As our time in Rome draws to a close, we all turn to reflect on the time we have spent in this beautiful city. I have enjoyed every moment spent here, from the first confused, jet-lagged day to today, the hectic yet wistful last. Most days just existing in this realm of perfect chaos that is Rome leaves me in disbelief. Whether the day consisted of walking twelve miles, soaking in the boundless sites or spending a rain soaked 24 hours indoors, drafting and snacking, it will stay ingrained in my memory.
Where most may see the abundant steps of the Capitoline Hill, I will remember sunsets spent sketching the city sprawled below me. Or when I turn the corner and find the Pantheon looming out of the twisting streets, I will remember the midnight spent in its shadow or the fear of moving for the rain pelting through the oculus and turning the interior into a slide. Or when I walk through the streets of Trastevere, I will gravitate to a coffee shop for my favorite pistachio cornetto. Or the Borghese garden will remind me of sprinting through it in a thunderstorm, sure that Roman ghosts lurked steps behind us. These places and more remain irrevocably connected to memory for me. But whatever my memories, they are scarcely a layer on the city itself. That’s pretty cool.
All this is to say nothing of the amazingly joyful, talented people I have met on this trip, with whom I am sure I will maintain lasting friendships, forged over shared experiences and too many cappuccinos. This city has left an impression on me, in a way I never thought it could have in five too short weeks. Now we must all say arrivederci to Roma and merhaba the next adventure.
My time in Rome has been made memorable due to the drawing, the company, the weather, the sites, and the food. The most memorable experiences that I have here are all tied to times when I would sit and draw around the city. I thoroughly enjoyed this type of experience that I rarely interacted with before landing in Rome. Drawing on site for me is a very relaxing experience that makes me enjoy the place where I am more than I would if I was just sitting there. I also enjoyed all of the sites that we visited while in Rome. I have always enjoyed modern and contemporary architecture over earlier periods of buildings but experiencing so many buildings first hand has made me appreciate the grand scale and detail work in baroque and ancient roman architecture. I have also enjoyed seeing the work that Borromini has done and how it can be connected to modernist ideas with the philosophical design and excessive use of white. I will also miss the wonderful food that is an obvious indicator of the strong cultural connection to eating and socializing that is an important part of Rome.

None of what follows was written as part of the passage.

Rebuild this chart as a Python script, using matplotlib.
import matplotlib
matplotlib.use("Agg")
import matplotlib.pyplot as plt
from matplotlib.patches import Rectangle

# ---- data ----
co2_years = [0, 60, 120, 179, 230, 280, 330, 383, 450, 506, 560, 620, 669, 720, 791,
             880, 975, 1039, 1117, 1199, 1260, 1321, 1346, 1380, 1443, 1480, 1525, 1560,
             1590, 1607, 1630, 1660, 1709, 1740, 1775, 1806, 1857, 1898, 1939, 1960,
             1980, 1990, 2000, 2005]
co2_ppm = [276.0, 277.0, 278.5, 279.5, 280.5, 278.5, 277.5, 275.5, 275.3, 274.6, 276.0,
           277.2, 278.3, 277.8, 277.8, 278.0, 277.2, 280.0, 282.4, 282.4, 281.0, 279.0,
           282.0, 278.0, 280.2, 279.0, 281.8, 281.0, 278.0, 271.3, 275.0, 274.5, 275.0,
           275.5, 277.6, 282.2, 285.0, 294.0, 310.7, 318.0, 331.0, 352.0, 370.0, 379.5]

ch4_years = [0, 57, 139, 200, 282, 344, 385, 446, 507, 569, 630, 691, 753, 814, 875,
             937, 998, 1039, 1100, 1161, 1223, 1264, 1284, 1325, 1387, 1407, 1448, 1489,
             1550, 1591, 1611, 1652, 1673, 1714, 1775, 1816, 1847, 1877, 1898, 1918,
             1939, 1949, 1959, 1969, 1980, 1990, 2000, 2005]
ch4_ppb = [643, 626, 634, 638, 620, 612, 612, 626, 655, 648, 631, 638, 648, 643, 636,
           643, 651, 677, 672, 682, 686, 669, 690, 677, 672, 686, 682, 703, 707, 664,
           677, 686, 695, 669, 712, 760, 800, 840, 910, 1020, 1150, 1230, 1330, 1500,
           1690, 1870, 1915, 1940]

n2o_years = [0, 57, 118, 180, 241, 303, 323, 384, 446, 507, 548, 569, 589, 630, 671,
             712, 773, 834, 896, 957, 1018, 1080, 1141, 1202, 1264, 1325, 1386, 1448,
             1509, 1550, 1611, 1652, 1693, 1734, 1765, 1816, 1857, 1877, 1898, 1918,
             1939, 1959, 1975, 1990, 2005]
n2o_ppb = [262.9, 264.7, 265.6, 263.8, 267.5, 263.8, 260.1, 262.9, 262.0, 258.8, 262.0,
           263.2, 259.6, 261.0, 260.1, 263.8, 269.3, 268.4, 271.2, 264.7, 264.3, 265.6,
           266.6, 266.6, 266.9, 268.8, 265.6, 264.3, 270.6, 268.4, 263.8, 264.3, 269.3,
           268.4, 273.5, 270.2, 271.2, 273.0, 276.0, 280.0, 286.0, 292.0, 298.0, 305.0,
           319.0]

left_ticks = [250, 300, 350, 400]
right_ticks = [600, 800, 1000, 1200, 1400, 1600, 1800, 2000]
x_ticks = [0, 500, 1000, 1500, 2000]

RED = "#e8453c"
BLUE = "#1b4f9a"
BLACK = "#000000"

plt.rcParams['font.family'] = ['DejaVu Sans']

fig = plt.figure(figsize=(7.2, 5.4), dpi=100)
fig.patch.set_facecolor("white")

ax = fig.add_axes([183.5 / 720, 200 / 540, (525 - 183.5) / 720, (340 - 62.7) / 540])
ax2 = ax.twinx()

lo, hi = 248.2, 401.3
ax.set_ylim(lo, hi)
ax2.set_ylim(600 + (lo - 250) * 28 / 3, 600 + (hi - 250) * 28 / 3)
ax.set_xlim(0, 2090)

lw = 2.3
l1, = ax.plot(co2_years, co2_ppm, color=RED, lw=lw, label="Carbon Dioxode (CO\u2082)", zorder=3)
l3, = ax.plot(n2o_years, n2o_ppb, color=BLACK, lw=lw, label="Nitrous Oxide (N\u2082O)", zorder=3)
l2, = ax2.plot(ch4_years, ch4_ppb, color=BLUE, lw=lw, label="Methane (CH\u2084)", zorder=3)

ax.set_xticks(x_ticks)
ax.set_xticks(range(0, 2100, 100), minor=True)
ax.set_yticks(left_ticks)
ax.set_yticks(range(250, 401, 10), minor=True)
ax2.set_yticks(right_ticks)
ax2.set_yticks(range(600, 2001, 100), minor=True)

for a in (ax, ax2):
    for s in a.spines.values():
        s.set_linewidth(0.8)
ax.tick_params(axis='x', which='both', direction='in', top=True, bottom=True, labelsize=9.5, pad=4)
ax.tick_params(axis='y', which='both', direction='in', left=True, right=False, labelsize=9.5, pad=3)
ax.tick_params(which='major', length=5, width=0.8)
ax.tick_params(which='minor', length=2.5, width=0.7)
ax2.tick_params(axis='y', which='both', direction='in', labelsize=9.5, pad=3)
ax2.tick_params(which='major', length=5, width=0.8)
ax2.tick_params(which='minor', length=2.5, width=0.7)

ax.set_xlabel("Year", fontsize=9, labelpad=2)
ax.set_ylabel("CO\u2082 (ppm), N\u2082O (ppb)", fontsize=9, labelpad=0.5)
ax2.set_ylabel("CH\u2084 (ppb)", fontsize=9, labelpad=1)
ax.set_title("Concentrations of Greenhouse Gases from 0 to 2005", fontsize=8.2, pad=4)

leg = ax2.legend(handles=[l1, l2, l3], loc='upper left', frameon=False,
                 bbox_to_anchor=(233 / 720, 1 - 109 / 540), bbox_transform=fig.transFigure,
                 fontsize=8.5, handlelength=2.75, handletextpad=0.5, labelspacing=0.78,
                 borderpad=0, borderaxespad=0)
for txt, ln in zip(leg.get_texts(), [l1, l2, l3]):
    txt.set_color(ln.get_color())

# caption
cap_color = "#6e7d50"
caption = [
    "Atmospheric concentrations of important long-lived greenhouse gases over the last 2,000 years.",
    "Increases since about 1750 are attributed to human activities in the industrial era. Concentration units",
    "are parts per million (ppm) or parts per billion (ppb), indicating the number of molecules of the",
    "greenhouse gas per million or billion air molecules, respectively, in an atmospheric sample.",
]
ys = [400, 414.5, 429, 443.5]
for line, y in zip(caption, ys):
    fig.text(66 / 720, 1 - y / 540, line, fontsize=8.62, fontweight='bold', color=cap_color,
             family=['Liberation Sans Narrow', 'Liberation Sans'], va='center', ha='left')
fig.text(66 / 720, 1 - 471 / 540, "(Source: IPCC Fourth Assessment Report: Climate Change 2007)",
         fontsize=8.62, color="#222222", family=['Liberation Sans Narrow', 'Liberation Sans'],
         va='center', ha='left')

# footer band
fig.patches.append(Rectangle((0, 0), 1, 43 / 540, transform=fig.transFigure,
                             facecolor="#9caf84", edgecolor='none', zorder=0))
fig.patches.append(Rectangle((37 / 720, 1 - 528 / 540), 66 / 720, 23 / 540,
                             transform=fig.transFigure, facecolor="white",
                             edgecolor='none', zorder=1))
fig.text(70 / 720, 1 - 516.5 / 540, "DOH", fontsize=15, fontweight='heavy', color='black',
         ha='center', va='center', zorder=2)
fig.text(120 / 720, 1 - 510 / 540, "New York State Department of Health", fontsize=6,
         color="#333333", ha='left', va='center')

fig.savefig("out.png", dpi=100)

I have also enjoyed experiencing the city of Rome and other cities I’ve been in through my camera lens. Taking pictures allows me to experience the city uniquely and personally that leaves me with new experiences to be had as a result of abstractions that I aim to create in all of my photos. These provide a lens into an invisible layer of Rome that is composed of subtle connections, ephemeral experiences, and alternative realties that makes the city eternal. Having a change to document some of these invisible cities has given me a new impression of Rome that is dramatically richer than when I first arrived a month ago.
I felt like this picture was a nice way to wrap up our time in Rome. As we excitedly gathered around Antonella as she tore into the contemporary pitfalls of Richard Meier’s Ara Pacis Museum, she had us reach out and touch the water coming its public fountain steps. That captured a wonderful moment for me on this trip. The tactility of the city combined with so many intangible beautiful qualities is what makes this city so fantastic, even if it is grimy, loud and a layered beyond comprehension.
As we pack our bags and prepare for the next leg of our trip, I can’t help but already miss Rome a little bit. Never have I been to a city like this. The living museum that is the streets, the vast number of fountains, both monumental and quaint, sprinkled throughout the city, the infinite coffee shops and the constant dichotomy of whizzing moped and buses next to bustling markets and quiet parks and piazzas blend together in a city with too many layers to process fully in only five weeks. Contrary to the patch on Michael’s backpack, school was not a drag here. Every morning I woke up excited to continue to piece together the historical patchwork while trekking the streets alongside Paolo or Antonella. The busy, jumbled, and patchwork schedule only added to this. I felt like I kept needing to squeeze everything out of my time in Rome every day and I absolutely loved it.
That all being said, I’m excited to head to Istanbul now and get into a rhythm in a city that will most certainly be more daunting and less whimsical. Like Rome, however, I can’t wait to embrace every second of uncertainty, experience new things daily, and touch more fountains.